Authors: Meghan Kelly*, University of Wisconsin–Madison, Angela Jones, United Way of Dane County, Linda Ketcham, Madison-Area Urban Ministries, Catherine D'Ignazio, Emerson College, Tanya Buckingham, University of Wisconsin–Madison, Robert E Roth, University of Wisconsin–Madison
Topics: Cartography, Social Theory
Keywords: feminist theory, feminist cartographies, critical cartographies, map design, participatory mapping, community engagement
Session Type: Paper
Start / End Time: 8:00 AM / 9:40 AM
Room: Roosevelt 4, Marriott, Exhibition Level
Presentation File: No File Uploaded
Feminist digital geographies, design justice, and data feminism have sparked renewed energy, motivation, and exciting new directions for feminist design and process. While applicable to cartography, an emphasis on feminist mapmaking is missing from these arenas. Broadly, we explore the intersections between feminist theory and map design in an effort to rethink, question, and subvert conventional cartographic practice. In this paper, we draw on participant surveys, interviews, and our reflections from an all-day mapping workshop or “Design Challenge” to reveal feminist mapmaking practice. The Design Challenge, an annual event hosted by the UW–Madison Cartography Lab, challenges teams of students—22 cartographers and geographers—to design maps on real-world issues with community partners.
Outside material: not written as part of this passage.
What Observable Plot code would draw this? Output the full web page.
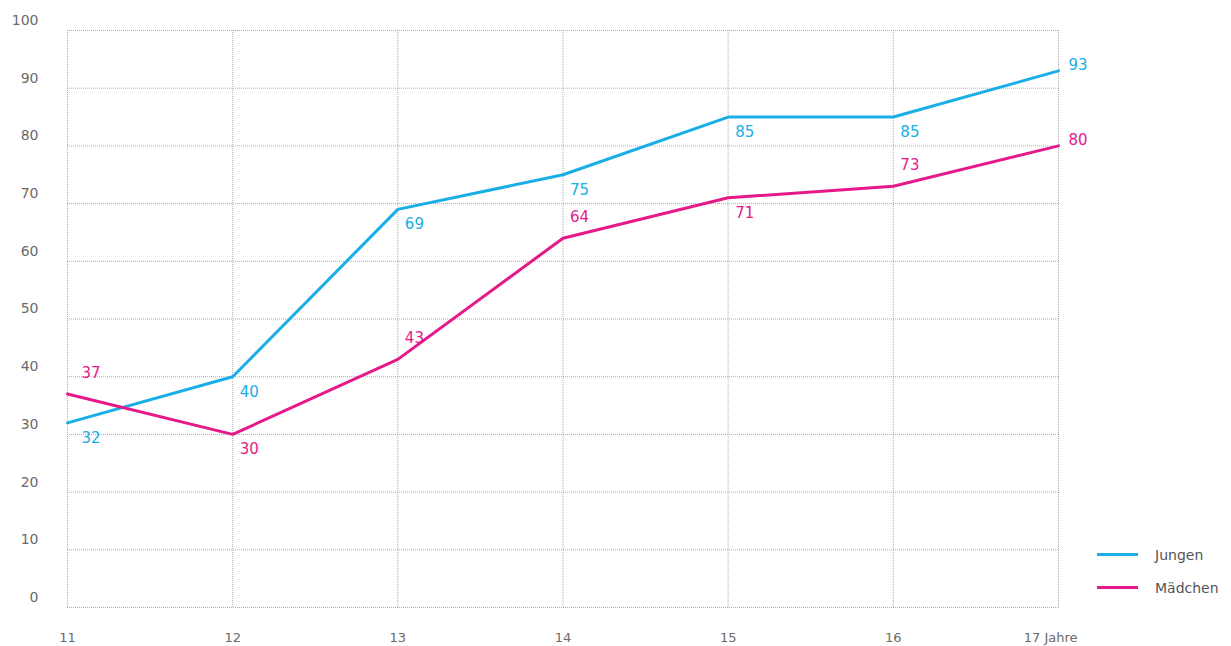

In 2018, we partnered with the Journey Home Initiative in Madison, Wisconsin to better understand local recidivism issues through visualization. We collaborated with feminist data visualization expert, Catherine D’Ignazio, and asked students to reflect on and integrate feminist principles into their work. This included considerations of power, empowerment, subjectivities, pluralisms, labor visibility, embodiment, uncertainty, and binary disruption. Here, we share our approach, analysis, and insights from the Design Challenge as an exemplar of feminist mapping practice and argue for continued and deliberate work in this area.